Extract each line containing the string "matplotlib".
════════════════
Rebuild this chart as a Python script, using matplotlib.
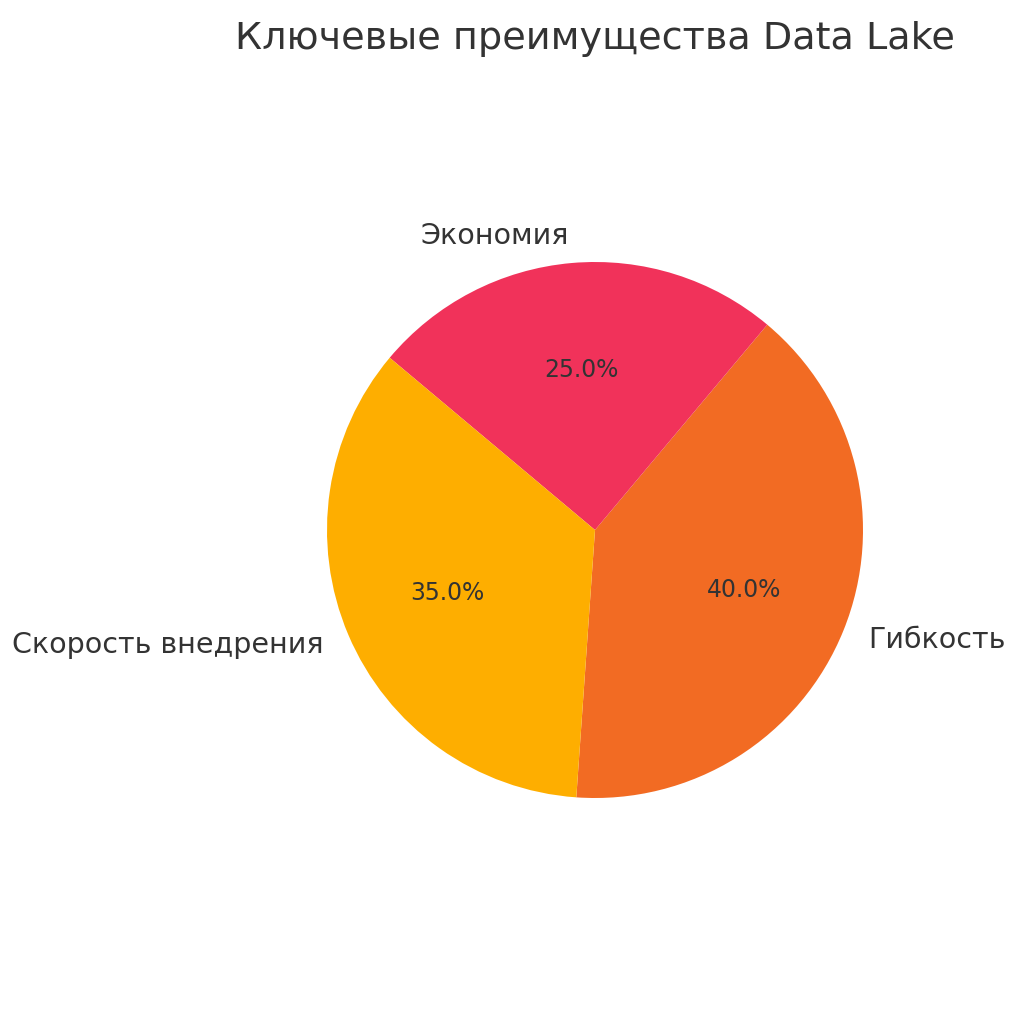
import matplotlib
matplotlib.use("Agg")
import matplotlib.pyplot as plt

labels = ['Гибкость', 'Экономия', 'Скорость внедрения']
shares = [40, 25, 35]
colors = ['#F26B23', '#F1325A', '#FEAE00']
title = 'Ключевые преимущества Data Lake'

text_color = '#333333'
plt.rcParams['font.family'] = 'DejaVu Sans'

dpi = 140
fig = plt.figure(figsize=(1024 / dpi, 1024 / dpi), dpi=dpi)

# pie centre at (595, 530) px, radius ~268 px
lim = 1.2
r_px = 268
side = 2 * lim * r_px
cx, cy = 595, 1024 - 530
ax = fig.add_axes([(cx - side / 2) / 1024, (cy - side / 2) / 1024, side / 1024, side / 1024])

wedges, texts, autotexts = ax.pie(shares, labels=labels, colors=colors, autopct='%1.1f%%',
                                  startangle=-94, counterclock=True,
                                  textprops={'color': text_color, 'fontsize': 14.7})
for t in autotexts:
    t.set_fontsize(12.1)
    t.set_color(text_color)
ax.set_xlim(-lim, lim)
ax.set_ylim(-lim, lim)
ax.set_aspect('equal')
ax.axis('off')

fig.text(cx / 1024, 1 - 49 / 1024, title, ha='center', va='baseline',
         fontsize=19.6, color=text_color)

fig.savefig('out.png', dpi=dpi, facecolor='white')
════════════════
- **Correct answer**
Rebuild this chart as a Python script, using matplotlib.
import matplotlib
matplotlib.use("Agg")
import matplotlib.pyplot as plt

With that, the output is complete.